> Input records:
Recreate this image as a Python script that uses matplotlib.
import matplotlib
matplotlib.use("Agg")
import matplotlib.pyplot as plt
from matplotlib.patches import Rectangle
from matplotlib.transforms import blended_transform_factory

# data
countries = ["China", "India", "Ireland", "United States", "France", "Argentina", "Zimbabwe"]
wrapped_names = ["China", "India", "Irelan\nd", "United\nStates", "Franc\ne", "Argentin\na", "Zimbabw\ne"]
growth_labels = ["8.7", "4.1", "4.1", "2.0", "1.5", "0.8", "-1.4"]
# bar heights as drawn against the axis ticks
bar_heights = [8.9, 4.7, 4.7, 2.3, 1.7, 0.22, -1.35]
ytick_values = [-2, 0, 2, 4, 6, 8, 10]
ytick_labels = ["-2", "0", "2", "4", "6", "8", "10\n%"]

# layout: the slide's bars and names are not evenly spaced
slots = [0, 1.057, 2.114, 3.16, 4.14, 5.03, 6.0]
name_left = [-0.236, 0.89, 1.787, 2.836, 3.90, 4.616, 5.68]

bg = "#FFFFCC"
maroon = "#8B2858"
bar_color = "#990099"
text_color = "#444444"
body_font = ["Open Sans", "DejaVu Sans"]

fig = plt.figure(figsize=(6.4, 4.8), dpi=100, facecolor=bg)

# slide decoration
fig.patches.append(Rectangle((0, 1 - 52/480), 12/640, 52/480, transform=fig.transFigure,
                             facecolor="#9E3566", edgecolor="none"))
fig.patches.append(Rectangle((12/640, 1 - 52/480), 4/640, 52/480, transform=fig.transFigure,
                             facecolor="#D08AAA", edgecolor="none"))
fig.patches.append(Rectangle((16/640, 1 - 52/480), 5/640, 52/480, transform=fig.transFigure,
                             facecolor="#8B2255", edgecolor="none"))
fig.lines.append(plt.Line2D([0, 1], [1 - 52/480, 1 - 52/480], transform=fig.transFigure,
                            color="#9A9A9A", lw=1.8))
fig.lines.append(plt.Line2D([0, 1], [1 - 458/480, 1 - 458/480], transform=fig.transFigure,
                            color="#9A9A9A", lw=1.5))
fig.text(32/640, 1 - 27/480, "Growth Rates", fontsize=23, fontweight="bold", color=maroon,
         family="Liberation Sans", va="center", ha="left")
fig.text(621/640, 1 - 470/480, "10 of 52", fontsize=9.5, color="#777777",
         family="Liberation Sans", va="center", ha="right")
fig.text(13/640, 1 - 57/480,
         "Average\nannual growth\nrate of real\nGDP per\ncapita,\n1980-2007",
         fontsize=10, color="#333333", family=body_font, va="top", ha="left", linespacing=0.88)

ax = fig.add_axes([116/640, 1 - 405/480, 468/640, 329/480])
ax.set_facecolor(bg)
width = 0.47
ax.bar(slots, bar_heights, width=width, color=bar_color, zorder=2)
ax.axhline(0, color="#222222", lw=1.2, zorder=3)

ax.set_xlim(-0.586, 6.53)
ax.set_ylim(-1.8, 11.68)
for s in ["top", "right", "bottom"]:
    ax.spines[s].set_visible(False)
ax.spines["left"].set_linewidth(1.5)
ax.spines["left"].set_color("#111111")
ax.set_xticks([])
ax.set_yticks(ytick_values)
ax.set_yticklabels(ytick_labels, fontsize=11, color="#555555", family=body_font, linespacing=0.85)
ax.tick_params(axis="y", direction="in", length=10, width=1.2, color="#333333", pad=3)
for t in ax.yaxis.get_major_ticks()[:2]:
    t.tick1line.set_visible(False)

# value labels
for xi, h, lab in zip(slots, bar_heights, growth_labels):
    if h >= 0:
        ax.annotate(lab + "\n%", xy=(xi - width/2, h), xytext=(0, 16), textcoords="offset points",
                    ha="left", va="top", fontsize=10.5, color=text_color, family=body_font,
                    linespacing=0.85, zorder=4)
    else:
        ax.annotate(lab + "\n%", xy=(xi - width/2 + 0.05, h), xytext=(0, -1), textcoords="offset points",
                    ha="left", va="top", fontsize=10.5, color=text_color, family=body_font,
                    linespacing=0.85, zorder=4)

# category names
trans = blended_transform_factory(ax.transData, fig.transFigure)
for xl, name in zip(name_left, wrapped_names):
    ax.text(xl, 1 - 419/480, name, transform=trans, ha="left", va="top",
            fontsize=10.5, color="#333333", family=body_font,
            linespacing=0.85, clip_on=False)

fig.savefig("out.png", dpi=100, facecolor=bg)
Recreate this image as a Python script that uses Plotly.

> Instruction: Provide all the records again, word for word.

> Solution for this task:
Recreate this image as a Python script that uses matplotlib.
import matplotlib
matplotlib.use("Agg")
import matplotlib.pyplot as plt
from matplotlib.patches import Rectangle
from matplotlib.transforms import blended_transform_factory

# data
countries = ["China", "India", "Ireland", "United States", "France", "Argentina", "Zimbabwe"]
wrapped_names = ["China", "India", "Irelan\nd", "United\nStates", "Franc\ne", "Argentin\na", "Zimbabw\ne"]
growth_labels = ["8.7", "4.1", "4.1", "2.0", "1.5", "0.8", "-1.4"]
# bar heights as drawn against the axis ticks
bar_heights = [8.9, 4.7, 4.7, 2.3, 1.7, 0.22, -1.35]
ytick_values = [-2, 0, 2, 4, 6, 8, 10]
ytick_labels = ["-2", "0", "2", "4", "6", "8", "10\n%"]

# layout: the slide's bars and names are not evenly spaced
slots = [0, 1.057, 2.114, 3.16, 4.14, 5.03, 6.0]
name_left = [-0.236, 0.89, 1.787, 2.836, 3.90, 4.616, 5.68]

bg = "#FFFFCC"
maroon = "#8B2858"
bar_color = "#990099"
text_color = "#444444"
body_font = ["Open Sans", "DejaVu Sans"]

fig = plt.figure(figsize=(6.4, 4.8), dpi=100, facecolor=bg)

# slide decoration
fig.patches.append(Rectangle((0, 1 - 52/480), 12/640, 52/480, transform=fig.transFigure,
                             facecolor="#9E3566", edgecolor="none"))
fig.patches.append(Rectangle((12/640, 1 - 52/480), 4/640, 52/480, transform=fig.transFigure,
                             facecolor="#D08AAA", edgecolor="none"))
fig.patches.append(Rectangle((16/640, 1 - 52/480), 5/640, 52/480, transform=fig.transFigure,
                             facecolor="#8B2255", edgecolor="none"))
fig.lines.append(plt.Line2D([0, 1], [1 - 52/480, 1 - 52/480], transform=fig.transFigure,
                            color="#9A9A9A", lw=1.8))
fig.lines.append(plt.Line2D([0, 1], [1 - 458/480, 1 - 458/480], transform=fig.transFigure,
                            color="#9A9A9A", lw=1.5))
fig.text(32/640, 1 - 27/480, "Growth Rates", fontsize=23, fontweight="bold", color=maroon,
         family="Liberation Sans", va="center", ha="left")
fig.text(621/640, 1 - 470/480, "10 of 52", fontsize=9.5, color="#777777",
         family="Liberation Sans", va="center", ha="right")
fig.text(13/640, 1 - 57/480,
         "Average\nannual growth\nrate of real\nGDP per\ncapita,\n1980-2007",
         fontsize=10, color="#333333", family=body_font, va="top", ha="left", linespacing=0.88)

ax = fig.add_axes([116/640, 1 - 405/480, 468/640, 329/480])
ax.set_facecolor(bg)
width = 0.47
ax.bar(slots, bar_heights, width=width, color=bar_color, zorder=2)
ax.axhline(0, color="#222222", lw=1.2, zorder=3)

ax.set_xlim(-0.586, 6.53)
ax.set_ylim(-1.8, 11.68)
for s in ["top", "right", "bottom"]:
    ax.spines[s].set_visible(False)
ax.spines["left"].set_linewidth(1.5)
ax.spines["left"].set_color("#111111")
ax.set_xticks([])
ax.set_yticks(ytick_values)
ax.set_yticklabels(ytick_labels, fontsize=11, color="#555555", family=body_font, linespacing=0.85)
ax.tick_params(axis="y", direction="in", length=10, width=1.2, color="#333333", pad=3)
for t in ax.yaxis.get_major_ticks()[:2]:
    t.tick1line.set_visible(False)

# value labels
for xi, h, lab in zip(slots, bar_heights, growth_labels):
    if h >= 0:
        ax.annotate(lab + "\n%", xy=(xi - width/2, h), xytext=(0, 16), textcoords="offset points",
                    ha="left", va="top", fontsize=10.5, color=text_color, family=body_font,
                    linespacing=0.85, zorder=4)
    else:
        ax.annotate(lab + "\n%", xy=(xi - width/2 + 0.05, h), xytext=(0, -1), textcoords="offset points",
                    ha="left", va="top", fontsize=10.5, color=text_color, family=body_font,
                    linespacing=0.85, zorder=4)

# category names
trans = blended_transform_factory(ax.transData, fig.transFigure)
for xl, name in zip(name_left, wrapped_names):
    ax.text(xl, 1 - 419/480, name, transform=trans, ha="left", va="top",
            fontsize=10.5, color="#333333", family=body_font,
            linespacing=0.85, clip_on=False)

fig.savefig("out.png", dpi=100, facecolor=bg)
Recreate this image as a Python script that uses Plotly.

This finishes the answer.